*YOUR INSTRUCTIONS*: Beneath this line sits some data. Return only its lines from the one holding "Generate a Python" through the one holding "orange_sq_y = [0.00226]", inclusive, exactly, with the images removed.

*INPUT RECORDS*:
• • • •

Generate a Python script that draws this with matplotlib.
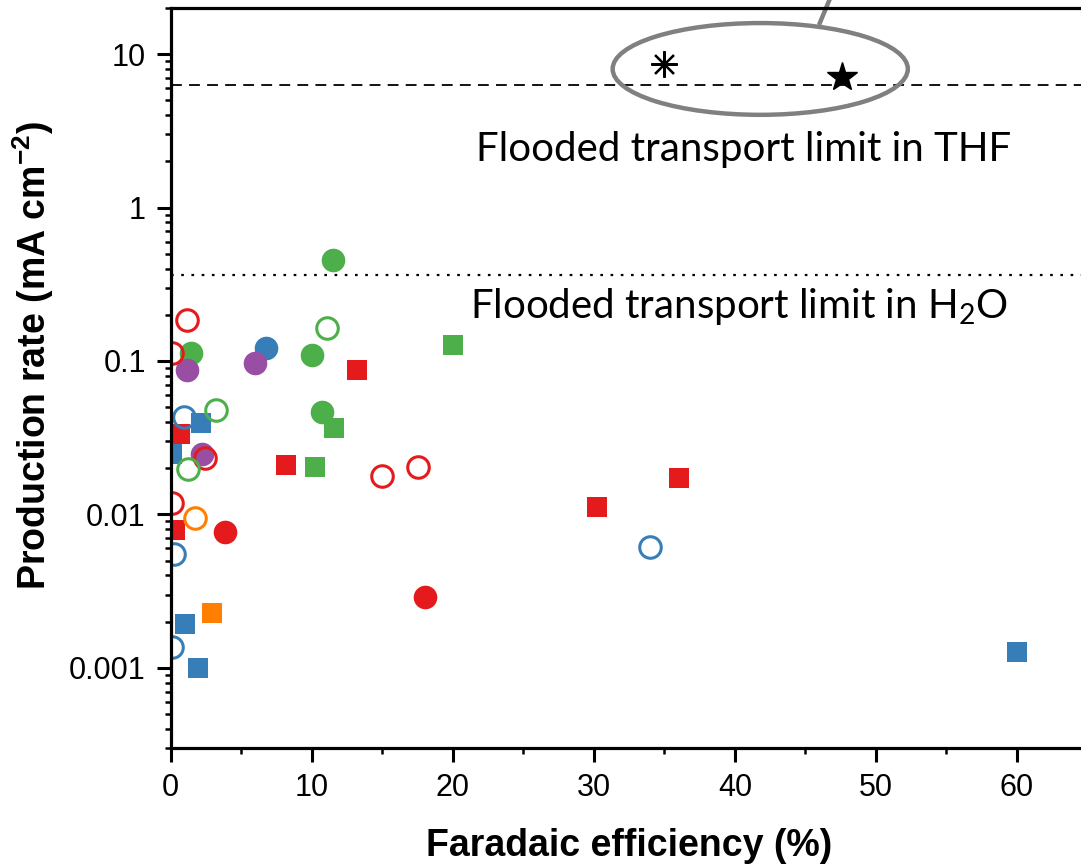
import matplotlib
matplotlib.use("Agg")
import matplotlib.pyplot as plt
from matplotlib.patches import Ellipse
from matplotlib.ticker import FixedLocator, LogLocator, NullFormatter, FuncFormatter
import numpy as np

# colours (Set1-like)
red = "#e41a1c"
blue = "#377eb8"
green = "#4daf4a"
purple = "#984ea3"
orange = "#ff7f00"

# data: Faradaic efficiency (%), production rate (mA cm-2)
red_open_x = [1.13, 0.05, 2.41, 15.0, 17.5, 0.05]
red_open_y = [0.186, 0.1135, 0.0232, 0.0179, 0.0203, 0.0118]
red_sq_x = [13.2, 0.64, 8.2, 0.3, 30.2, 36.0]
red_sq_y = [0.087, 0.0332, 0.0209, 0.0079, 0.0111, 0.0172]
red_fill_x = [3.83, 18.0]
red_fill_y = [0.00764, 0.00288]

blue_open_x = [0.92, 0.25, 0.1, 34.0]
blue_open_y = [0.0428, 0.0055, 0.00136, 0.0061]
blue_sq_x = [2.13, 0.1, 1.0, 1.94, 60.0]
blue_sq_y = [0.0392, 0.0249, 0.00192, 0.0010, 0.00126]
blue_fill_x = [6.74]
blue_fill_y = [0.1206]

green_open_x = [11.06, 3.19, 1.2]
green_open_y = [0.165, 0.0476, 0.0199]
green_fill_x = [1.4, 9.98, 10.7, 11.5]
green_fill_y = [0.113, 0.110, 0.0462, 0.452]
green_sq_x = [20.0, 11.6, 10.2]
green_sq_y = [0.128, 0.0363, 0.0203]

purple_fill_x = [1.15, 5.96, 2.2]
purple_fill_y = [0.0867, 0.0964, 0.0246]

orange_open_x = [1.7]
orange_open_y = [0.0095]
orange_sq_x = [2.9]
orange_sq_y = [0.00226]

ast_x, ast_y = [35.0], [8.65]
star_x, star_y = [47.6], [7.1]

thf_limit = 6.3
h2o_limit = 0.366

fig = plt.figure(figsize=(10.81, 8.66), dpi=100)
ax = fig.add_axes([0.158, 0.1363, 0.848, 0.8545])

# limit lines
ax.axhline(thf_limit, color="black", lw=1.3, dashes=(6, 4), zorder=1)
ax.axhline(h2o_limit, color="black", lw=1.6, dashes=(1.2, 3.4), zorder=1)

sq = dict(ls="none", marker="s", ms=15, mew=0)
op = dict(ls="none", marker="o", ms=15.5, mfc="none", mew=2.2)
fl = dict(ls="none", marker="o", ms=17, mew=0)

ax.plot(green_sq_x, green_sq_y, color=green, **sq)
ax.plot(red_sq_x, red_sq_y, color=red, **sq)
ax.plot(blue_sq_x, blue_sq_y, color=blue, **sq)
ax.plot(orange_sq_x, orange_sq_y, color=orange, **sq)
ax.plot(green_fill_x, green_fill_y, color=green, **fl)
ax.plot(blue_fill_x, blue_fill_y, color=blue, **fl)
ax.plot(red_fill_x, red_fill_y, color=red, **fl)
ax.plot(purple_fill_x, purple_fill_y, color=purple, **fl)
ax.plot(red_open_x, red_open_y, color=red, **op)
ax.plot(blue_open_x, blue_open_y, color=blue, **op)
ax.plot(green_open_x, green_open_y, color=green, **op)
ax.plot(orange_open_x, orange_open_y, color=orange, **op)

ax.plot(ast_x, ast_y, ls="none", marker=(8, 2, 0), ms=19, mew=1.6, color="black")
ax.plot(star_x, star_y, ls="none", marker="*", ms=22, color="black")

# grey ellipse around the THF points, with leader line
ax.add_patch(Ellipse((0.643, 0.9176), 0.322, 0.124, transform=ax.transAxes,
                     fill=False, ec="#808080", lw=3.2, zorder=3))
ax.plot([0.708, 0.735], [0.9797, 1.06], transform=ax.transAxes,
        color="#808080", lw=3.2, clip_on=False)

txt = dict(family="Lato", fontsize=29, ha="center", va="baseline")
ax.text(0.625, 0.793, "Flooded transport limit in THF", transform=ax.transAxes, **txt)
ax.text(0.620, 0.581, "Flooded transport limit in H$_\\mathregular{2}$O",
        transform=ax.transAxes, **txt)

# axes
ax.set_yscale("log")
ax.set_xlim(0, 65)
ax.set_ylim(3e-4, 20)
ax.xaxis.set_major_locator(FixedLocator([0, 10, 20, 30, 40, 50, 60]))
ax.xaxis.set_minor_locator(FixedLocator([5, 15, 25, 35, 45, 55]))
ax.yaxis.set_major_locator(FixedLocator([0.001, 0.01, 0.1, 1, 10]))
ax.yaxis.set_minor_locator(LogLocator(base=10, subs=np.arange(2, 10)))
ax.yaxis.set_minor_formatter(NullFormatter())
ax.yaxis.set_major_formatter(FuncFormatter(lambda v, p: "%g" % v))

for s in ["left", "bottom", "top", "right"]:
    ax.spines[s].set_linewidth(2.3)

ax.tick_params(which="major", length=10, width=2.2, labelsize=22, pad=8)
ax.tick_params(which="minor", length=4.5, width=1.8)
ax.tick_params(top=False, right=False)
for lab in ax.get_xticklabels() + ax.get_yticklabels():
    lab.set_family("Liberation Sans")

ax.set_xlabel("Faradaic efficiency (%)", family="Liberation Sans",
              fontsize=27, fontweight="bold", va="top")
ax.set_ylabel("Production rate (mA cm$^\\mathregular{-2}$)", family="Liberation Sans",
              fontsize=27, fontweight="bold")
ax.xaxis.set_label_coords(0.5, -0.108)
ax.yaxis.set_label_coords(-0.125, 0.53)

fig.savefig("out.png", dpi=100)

• • • •

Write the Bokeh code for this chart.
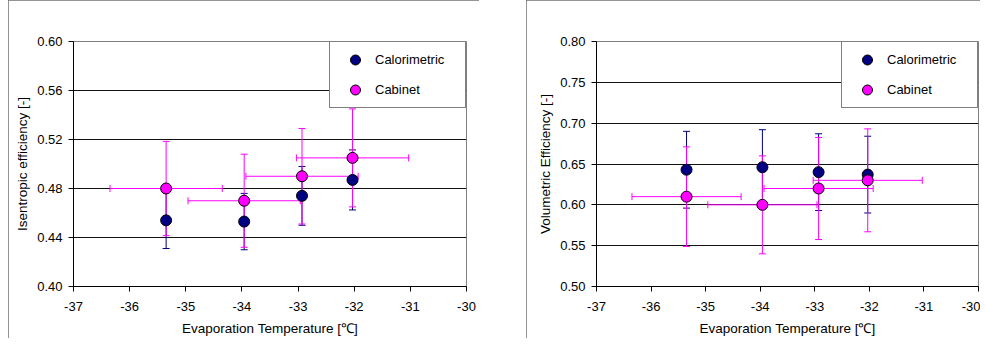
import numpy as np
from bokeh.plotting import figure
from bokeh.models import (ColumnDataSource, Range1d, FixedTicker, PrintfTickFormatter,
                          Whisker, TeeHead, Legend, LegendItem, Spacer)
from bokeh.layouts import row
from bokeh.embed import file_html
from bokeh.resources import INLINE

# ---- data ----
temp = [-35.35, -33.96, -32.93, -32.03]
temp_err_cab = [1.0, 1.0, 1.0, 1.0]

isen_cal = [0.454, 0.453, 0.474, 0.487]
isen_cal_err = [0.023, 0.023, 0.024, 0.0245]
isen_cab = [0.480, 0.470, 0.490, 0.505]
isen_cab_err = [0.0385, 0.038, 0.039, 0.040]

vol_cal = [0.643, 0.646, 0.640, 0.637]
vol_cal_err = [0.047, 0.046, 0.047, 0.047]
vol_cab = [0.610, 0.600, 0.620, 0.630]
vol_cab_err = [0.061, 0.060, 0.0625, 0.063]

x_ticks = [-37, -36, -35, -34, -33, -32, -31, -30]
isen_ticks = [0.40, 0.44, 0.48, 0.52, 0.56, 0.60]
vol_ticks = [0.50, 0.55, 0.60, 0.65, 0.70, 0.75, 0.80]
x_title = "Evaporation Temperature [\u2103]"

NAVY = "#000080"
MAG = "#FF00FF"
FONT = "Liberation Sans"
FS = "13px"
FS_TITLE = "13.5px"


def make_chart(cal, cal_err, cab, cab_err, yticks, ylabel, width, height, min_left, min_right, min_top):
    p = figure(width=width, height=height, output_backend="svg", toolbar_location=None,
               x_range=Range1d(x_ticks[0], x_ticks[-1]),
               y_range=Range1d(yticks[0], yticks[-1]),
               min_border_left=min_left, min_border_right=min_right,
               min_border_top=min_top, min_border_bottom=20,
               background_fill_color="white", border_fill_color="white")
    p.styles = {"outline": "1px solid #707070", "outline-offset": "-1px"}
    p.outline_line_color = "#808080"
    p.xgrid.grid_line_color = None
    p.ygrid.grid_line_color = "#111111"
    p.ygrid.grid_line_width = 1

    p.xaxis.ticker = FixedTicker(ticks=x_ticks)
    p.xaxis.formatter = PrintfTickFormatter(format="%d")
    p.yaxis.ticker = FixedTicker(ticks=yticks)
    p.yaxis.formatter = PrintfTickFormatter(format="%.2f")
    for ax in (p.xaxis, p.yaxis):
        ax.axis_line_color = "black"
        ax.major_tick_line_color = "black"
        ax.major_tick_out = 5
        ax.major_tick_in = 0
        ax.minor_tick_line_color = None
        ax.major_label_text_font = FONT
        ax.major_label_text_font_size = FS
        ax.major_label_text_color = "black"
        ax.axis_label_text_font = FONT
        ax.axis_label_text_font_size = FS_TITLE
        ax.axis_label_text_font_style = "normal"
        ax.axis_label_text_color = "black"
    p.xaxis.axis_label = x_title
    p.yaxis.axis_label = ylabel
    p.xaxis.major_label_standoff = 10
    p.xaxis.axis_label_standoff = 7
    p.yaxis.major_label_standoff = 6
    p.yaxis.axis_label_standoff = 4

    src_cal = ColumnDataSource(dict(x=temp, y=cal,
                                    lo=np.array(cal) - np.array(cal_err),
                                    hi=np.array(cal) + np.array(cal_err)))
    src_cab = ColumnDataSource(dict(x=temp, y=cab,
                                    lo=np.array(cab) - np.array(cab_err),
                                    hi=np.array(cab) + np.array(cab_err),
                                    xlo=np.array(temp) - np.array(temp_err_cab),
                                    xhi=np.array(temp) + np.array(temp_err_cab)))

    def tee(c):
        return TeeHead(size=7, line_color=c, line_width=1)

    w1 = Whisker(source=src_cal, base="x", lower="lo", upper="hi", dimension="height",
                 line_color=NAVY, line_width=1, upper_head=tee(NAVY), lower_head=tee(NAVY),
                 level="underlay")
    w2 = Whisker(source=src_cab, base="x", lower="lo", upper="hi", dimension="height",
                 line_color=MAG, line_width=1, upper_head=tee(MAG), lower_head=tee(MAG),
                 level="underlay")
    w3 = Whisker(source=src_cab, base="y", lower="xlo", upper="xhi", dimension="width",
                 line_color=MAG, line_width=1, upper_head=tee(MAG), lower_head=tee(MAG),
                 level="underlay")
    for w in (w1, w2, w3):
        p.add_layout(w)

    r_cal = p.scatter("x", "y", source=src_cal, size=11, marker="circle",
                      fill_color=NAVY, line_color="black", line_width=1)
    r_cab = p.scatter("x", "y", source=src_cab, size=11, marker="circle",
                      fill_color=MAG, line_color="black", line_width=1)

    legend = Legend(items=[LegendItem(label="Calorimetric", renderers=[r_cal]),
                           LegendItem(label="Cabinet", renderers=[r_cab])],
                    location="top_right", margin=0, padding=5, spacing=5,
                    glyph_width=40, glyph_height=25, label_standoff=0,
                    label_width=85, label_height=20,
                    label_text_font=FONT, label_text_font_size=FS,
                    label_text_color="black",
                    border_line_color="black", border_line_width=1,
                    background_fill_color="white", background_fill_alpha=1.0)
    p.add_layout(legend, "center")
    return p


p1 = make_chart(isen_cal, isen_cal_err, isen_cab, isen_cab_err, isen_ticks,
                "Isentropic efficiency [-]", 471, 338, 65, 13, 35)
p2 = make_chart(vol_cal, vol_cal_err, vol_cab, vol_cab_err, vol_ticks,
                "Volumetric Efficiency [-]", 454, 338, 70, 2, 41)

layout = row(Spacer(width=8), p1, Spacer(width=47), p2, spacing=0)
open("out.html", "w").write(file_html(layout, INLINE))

• • • •

*RESULT FOR THIS EXERCISE*:
Generate a Python script that draws this with matplotlib.
import matplotlib
matplotlib.use("Agg")
import matplotlib.pyplot as plt
from matplotlib.patches import Ellipse
from matplotlib.ticker import FixedLocator, LogLocator, NullFormatter, FuncFormatter
import numpy as np

# colours (Set1-like)
red = "#e41a1c"
blue = "#377eb8"
green = "#4daf4a"
purple = "#984ea3"
orange = "#ff7f00"

# data: Faradaic efficiency (%), production rate (mA cm-2)
red_open_x = [1.13, 0.05, 2.41, 15.0, 17.5, 0.05]
red_open_y = [0.186, 0.1135, 0.0232, 0.0179, 0.0203, 0.0118]
red_sq_x = [13.2, 0.64, 8.2, 0.3, 30.2, 36.0]
red_sq_y = [0.087, 0.0332, 0.0209, 0.0079, 0.0111, 0.0172]
red_fill_x = [3.83, 18.0]
red_fill_y = [0.00764, 0.00288]

blue_open_x = [0.92, 0.25, 0.1, 34.0]
blue_open_y = [0.0428, 0.0055, 0.00136, 0.0061]
blue_sq_x = [2.13, 0.1, 1.0, 1.94, 60.0]
blue_sq_y = [0.0392, 0.0249, 0.00192, 0.0010, 0.00126]
blue_fill_x = [6.74]
blue_fill_y = [0.1206]

green_open_x = [11.06, 3.19, 1.2]
green_open_y = [0.165, 0.0476, 0.0199]
green_fill_x = [1.4, 9.98, 10.7, 11.5]
green_fill_y = [0.113, 0.110, 0.0462, 0.452]
green_sq_x = [20.0, 11.6, 10.2]
green_sq_y = [0.128, 0.0363, 0.0203]

purple_fill_x = [1.15, 5.96, 2.2]
purple_fill_y = [0.0867, 0.0964, 0.0246]

orange_open_x = [1.7]
orange_open_y = [0.0095]
orange_sq_x = [2.9]
orange_sq_y = [0.00226]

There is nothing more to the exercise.